In Occidente abbiamo ormai una vaga e distaccata idea del tempo della decolonizzazione, in Oriente no: resta molto presente, sia nel rapporto con l’Occidente, sia nelle relazioni fra Stati vicini. In particolare, in India il Kashmir rappresenta il lavoro incompiuto della Partition, la scissione del subcontinente in India e Pakistan: per il suo controllo i due Stati hanno combattuto due guerre, sono scaturite violenze con oltre 200mila morti attorno il 1945 e una insurrezione con 100mila morti a partire dal 1989 seguita alle elezioni truccate del 1987. Possiamo quindi essere certi che il silenzio che al momento avvolge il Kashmir lascerà presto il posto al fragore delle bombe, nel Jammu indù, nel Kashmir musulmano, ma anche nel resto dell’India.

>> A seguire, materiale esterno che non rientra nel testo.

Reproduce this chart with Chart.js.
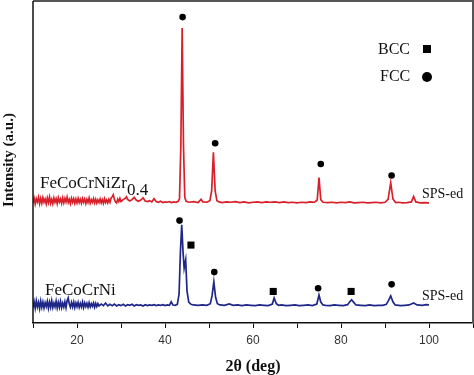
<!DOCTYPE html>
<html>
<head>
<meta charset="utf-8">
<script src="https://cdn.jsdelivr.net/npm/chart.js@4"></script>
<style>
  html, body { margin: 0; padding: 0; background: #fff; }
  #wrap { width: 474px; height: 375px; }
</style>
</head>
<body>
<div id="wrap"><canvas id="xrd"></canvas></div>
<script>
// 2theta positions and intensities (arbitrary units, offset traces)
const zrAngle = [10,10.25,10.5,10.75,11,11.25,11.5,11.75,12,12.25,12.5,12.75,13,13.25,13.5,13.75,14,14.25,14.5,14.75,15,15.25,15.5,15.75,16,16.25,16.5,16.75,17,17.25,17.5,17.75,18,18.25,18.5,18.75,19,19.25,19.5,19.75,20,20.25,20.5,20.75,21,21.25,21.5,21.75,22,22.25,22.5,22.75,23,23.25,23.5,23.75,24,24.25,24.5,24.75,25,25.25,25.5,25.75,26,26.25,26.5,26.75,27,27.25,27.5,27.75,28,28.25,28.5,28.75,29,29.25,29.5,29.75,30,30.5,31,31.25,31.5,32,32.5,33,33.5,34,34.5,35,35.5,36,36.5,37,37.5,38,38.5,39,39.5,40,40.5,41,41.5,42,42.5,43,43.3,43.6,43.9,44.2,44.5,44.8,45.5,46.5,47.5,48.2,48.6,49.5,50.2,50.6,51.0,51.4,51.8,52.3,53,54,55,56,57,58,59,60,61,62,63,64,65,66,67,68,69,70,71,72,73,74,74.6,75.0,75.4,75.9,77,78,79,80,81,82,83,84,85,86,87,88,89,90,90.7,91.3,91.8,92.4,93,94,95,96,96.5,97,98,99,100];
const zrIntensity = [37.3,38.8,37.0,38.6,37.6,39.0,37.1,38.7,37.2,38.9,37.5,38.5,37.0,38.8,37.4,39.1,37.2,38.4,37.0,38.8,37.5,38.6,37.1,38.9,37.6,38.5,37.2,38.8,37.3,38.7,37.6,39.1,37.4,38.4,37.1,38.7,37.5,38.6,37.2,38.5,37.3,38.7,37.4,38.4,37.2,38.6,37.5,38.5,37.1,38.4,37.4,38.8,37.2,38.3,37.5,38.6,37.3,38.4,37.2,38.2,37.4,38.5,37.3,38.3,37.2,38.6,37.4,38.2,37.3,38.4,37.5,38.8,39.2,39.8,38.4,37.6,37.3,38.4,37.7,38.7,37.7,38.3,38.8,39.2,38.4,37.9,38.3,39.0,38.1,37.8,38.2,38.9,37.9,37.7,38.0,37.6,38.6,37.7,37.5,37.8,37.4,37.6,37.5,37.7,37.4,37.6,37.5,37.8,38.6,55,91.6,55,39,37.8,37.5,37.7,37.4,38.4,37.6,37.5,38.0,41,53,41,38,37.6,37.4,37.6,37.5,37.7,37.4,37.6,37.3,37.5,37.6,37.4,37.6,37.5,37.6,37.4,37.6,37.4,37.5,37.3,37.5,37.4,37.6,37.5,38.2,45.2,38.3,37.5,37.4,37.5,37.3,37.5,37.4,37.6,37.3,37.4,37.5,37.3,37.4,37.5,37.3,37.5,38.4,43.6,38.5,37.4,37.5,37.3,37.4,37.6,39.3,37.6,37.3,37.4,37.3];

const niAngle = [10,10.25,10.5,10.75,11,11.25,11.5,11.75,12,12.25,12.5,12.75,13,13.25,13.5,13.75,14,14.25,14.5,14.75,15,15.25,15.5,15.75,16,16.25,16.5,16.75,17,17.25,17.5,17.75,18,18.25,18.5,18.75,19,19.25,19.5,19.75,20,20.25,20.5,20.75,21,21.25,21.5,21.75,22,22.25,22.5,22.75,23,23.25,23.5,23.75,24,24.25,24.5,24.75,25,25.5,26,26.5,27,27.5,28,28.5,29,29.5,30,30.5,31,31.5,32,32.5,33,33.5,34,34.5,35,35.5,36,36.5,37,37.5,38,38.5,39,39.5,40,40.5,41,41.4,41.8,42.3,42.8,43.2,43.5,43.8,44.1,44.35,44.7,45.0,45.4,45.9,46.5,47.5,48.5,49.5,50.3,50.7,51.1,51.5,51.9,52.5,53.5,54.6,55.5,56.5,57.5,58.5,59.5,60.5,61.5,62.5,63.5,64.4,64.8,65.3,65.8,66.5,67.5,68.5,69.5,70.5,71.5,72.5,73.5,74.5,75.0,75.4,75.9,76.5,77.5,78.5,79.5,80.5,81.5,82.0,82.4,82.9,83.4,84.5,85.5,86.5,87.5,88.5,89.5,90.3,90.8,91.3,91.8,92.3,93.5,94.5,95.5,96.5,97.3,98.5,99.3,100];
const niIntensity = [4.8,6.6,4.6,6.9,5.0,6.4,4.5,6.8,4.9,6.5,4.7,6.3,5.1,6.7,4.6,6.5,4.9,6.9,4.8,6.2,5.0,6.8,4.7,6.4,4.9,6.7,4.8,6.2,5.0,6.6,4.8,6.9,7.8,5.9,4.9,6.4,5.0,6.5,4.8,6.2,5.1,6.4,4.9,6.1,5.0,6.5,4.8,6.2,5.1,6.1,4.9,6.3,5.0,6.0,5.2,6.2,4.9,6.1,5.1,6.0,5.3,5.9,5.4,6.2,5.3,5.8,5.4,5.9,5.3,5.7,5.4,5.8,5.3,5.7,5.5,5.8,5.3,5.7,5.5,5.6,5.3,5.7,5.4,5.6,5.5,5.7,5.4,5.6,5.5,5.7,5.4,5.6,5.5,6.6,5.6,5.5,5.8,9,22,30.5,22,17,19.6,10,6.5,5.8,5.6,5.5,5.6,5.5,6.0,8.5,12.8,8.0,6.0,5.6,5.5,5.9,5.5,5.6,5.4,5.6,5.5,5.4,5.6,5.5,5.4,5.9,7.8,6.0,5.5,5.6,5.4,5.5,5.6,5.4,5.5,5.6,5.4,5.9,8.7,6.5,5.6,5.5,5.4,5.6,5.5,5.4,5.7,6.6,7.2,6.4,5.6,5.5,5.4,5.6,5.4,5.5,5.5,5.8,7.0,8.4,6.6,5.6,5.4,5.5,5.6,6.2,5.6,5.5,5.7,5.6];

// phase markers
const fccAngle = [44.0, 51.4, 75.4, 91.5, 43.3, 51.2, 74.8, 91.5];
const fccLevel = [95.0, 55.8, 49.4, 45.8, 31.8, 15.8, 10.8, 12.0];
const bccAngle = [45.9, 64.6, 82.3];
const bccLevel = [24.2, 9.8, 9.8];

const xTickLabels = [20, 40, 60, 80, 100];

const pts = (xs, ys) => xs.map((x, i) => ({ x: x, y: ys[i] }));

const serif = '"Liberation Serif", "DejaVu Serif", serif';

const decor = {
    id: 'decor',
    afterDraw(chart) {
        const ctx = chart.ctx;
        const a = chart.chartArea;
        ctx.save();
        // frame
        ctx.strokeStyle = '#555';
        ctx.lineWidth = 2;
        ctx.beginPath();
        ctx.moveTo(a.left, a.top);
        ctx.lineTo(a.right, a.top);
        ctx.lineTo(a.right, a.bottom);
        ctx.stroke();
        ctx.strokeStyle = '#111';
        ctx.lineWidth = 1.5;
        ctx.beginPath();
        ctx.moveTo(a.left, a.top);
        ctx.lineTo(a.left, a.bottom);
        ctx.stroke();

        // y title
        ctx.fillStyle = '#111';
        ctx.font = 'bold 15px ' + serif;
        ctx.textAlign = 'center';
        ctx.textBaseline = 'middle';
        ctx.translate(9, 160);
        ctx.rotate(-Math.PI / 2);
        ctx.fillText('Intensity (a.u.)', 0, 0);
        ctx.setTransform(1, 0, 0, 1, 0, 0);

        // sample labels
        ctx.textAlign = 'left';
        ctx.font = '17px ' + serif;
        ctx.fillText('FeCoCrNiZr', 40, 184);
        const w = ctx.measureText('FeCoCrNiZr').width;
        ctx.fillText('0.4', 40 + w, 191);
        ctx.fillText('FeCoCrNi', 45, 291);
        ctx.font = '14px ' + serif;
        ctx.fillText('SPS-ed', 422, 194);
        ctx.fillText('SPS-ed', 422, 296);

        // legend
        ctx.font = '16px ' + serif;
        ctx.fillText('BCC', 378, 50);
        ctx.fillText('FCC', 380, 77);
        ctx.fillStyle = '#000';
        ctx.fillRect(423, 45, 8, 8);
        ctx.beginPath();
        ctx.arc(427, 77, 5, 0, Math.PI * 2);
        ctx.fill();
        ctx.restore();
    }
};

new Chart(document.getElementById('xrd'), {
    type: 'scatter',
    data: {
        datasets: [
            {
                label: 'FeCoCrNiZr0.4',
                data: pts(zrAngle, zrIntensity),
                showLine: true,
                borderColor: '#d8202b',
                borderWidth: 1.7,
                pointRadius: 0,
                tension: 0
            },
            {
                label: 'FeCoCrNi',
                data: pts(niAngle, niIntensity),
                showLine: true,
                borderColor: '#1e2787',
                borderWidth: 1.7,
                pointRadius: 0,
                tension: 0
            },
            {
                label: 'FCC',
                data: pts(fccAngle, fccLevel),
                pointStyle: 'circle',
                pointRadius: 3.3,
                backgroundColor: '#000',
                borderColor: '#000',
                borderWidth: 0
            },
            {
                label: 'BCC',
                data: pts(bccAngle, bccLevel),
                pointStyle: 'rect',
                pointRadius: 5,
                backgroundColor: '#000',
                borderColor: '#000',
                borderWidth: 0
            }
        ]
    },
    options: {
        responsive: true,
        maintainAspectRatio: false,
        animation: false,
        layout: { autoPadding: false, padding: { left: 33, right: 1, top: 1, bottom: 0 } },
        plugins: {
            legend: { display: false },
            tooltip: { enabled: false }
        },
        scales: {
            x: {
                type: 'linear',
                min: 10,
                max: 110,
                afterFit: s => { s.height = 52; s.paddingLeft = 0; s.paddingRight = 0; },
                grid: { drawOnChartArea: false, drawTicks: true, tickLength: 5, color: '#111' },
                border: { display: true, color: '#111', width: 1.5 },
                ticks: {
                    stepSize: 10,
                    padding: 5,
                    color: '#333',
                    font: { family: '"Liberation Sans", Arial, sans-serif', size: 12 },
                    maxRotation: 0,
                    autoSkip: false,
                    callback: v => xTickLabels.includes(v) ? String(v) : ''
                },
                title: {
                    display: true,
                    text: '2θ (deg)',
                    color: '#111',
                    font: { family: serif, size: 16, weight: 'bold', lineHeight: 1 },
                    padding: { top: 12, bottom: 0 }
                }
            },
            y: {
                display: false,
                min: 0,
                max: 100
            }
        }
    },
    plugins: [decor]
});
</script>
</body>
</html>
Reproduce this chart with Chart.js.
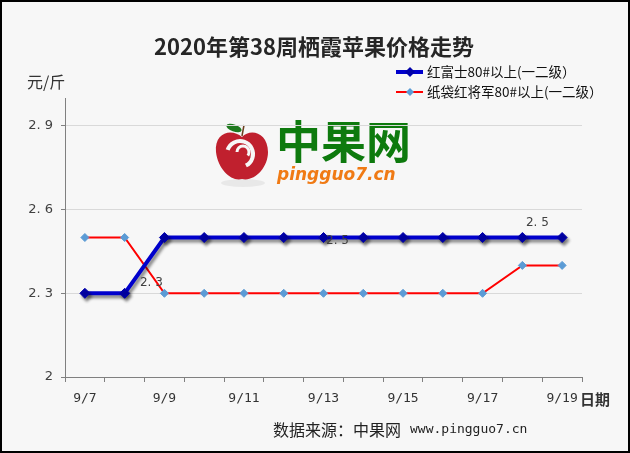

Gli sparuti militanti per la secessione del Kashmir accoglieranno presto numerosi giovani intenzionati a cancellare l’umiliazione dell’occupazione militare indiana. Siccome sotto il governo Modi è aumentata la pressione sui musulmani in tutta l’India, con intimidazioni, soprusi e violenze, c’è da aspettarsi una reazione degli estremisti islamici, infiltrati dal Pakistan o cresciuti in loco (l’India conta 150 milioni di musulmani) in tutto il paese.

Ma la mossa di fagocitare il Kashmir ha una valenza ulteriore: salutata dalle frange indù più estremiste, dalle cui fila viene anche il primo ministro Modi, ha anche il potere di intimorire l’opposizione interna laica, che legge in questa annessione e nella radicalizzazione del discorso nazionalistico una fascistizzazione del paese. Il Kashmir è la perla che Modi vuole offrire agli indù, troppo a lungo contesa con il vicino-nemico Pakistan. Ignora volutamente, in nome di un revanscismo storico, che l’India esiste perché è un crogiuolo di razze e lingue e religioni che hanno trovato un minimo comune denominatore con l’indipendenza dagli inglesi nel 1947, o non ne è consapevole? In entrambi i casi, le sue sono decisioni foriere di tempesta.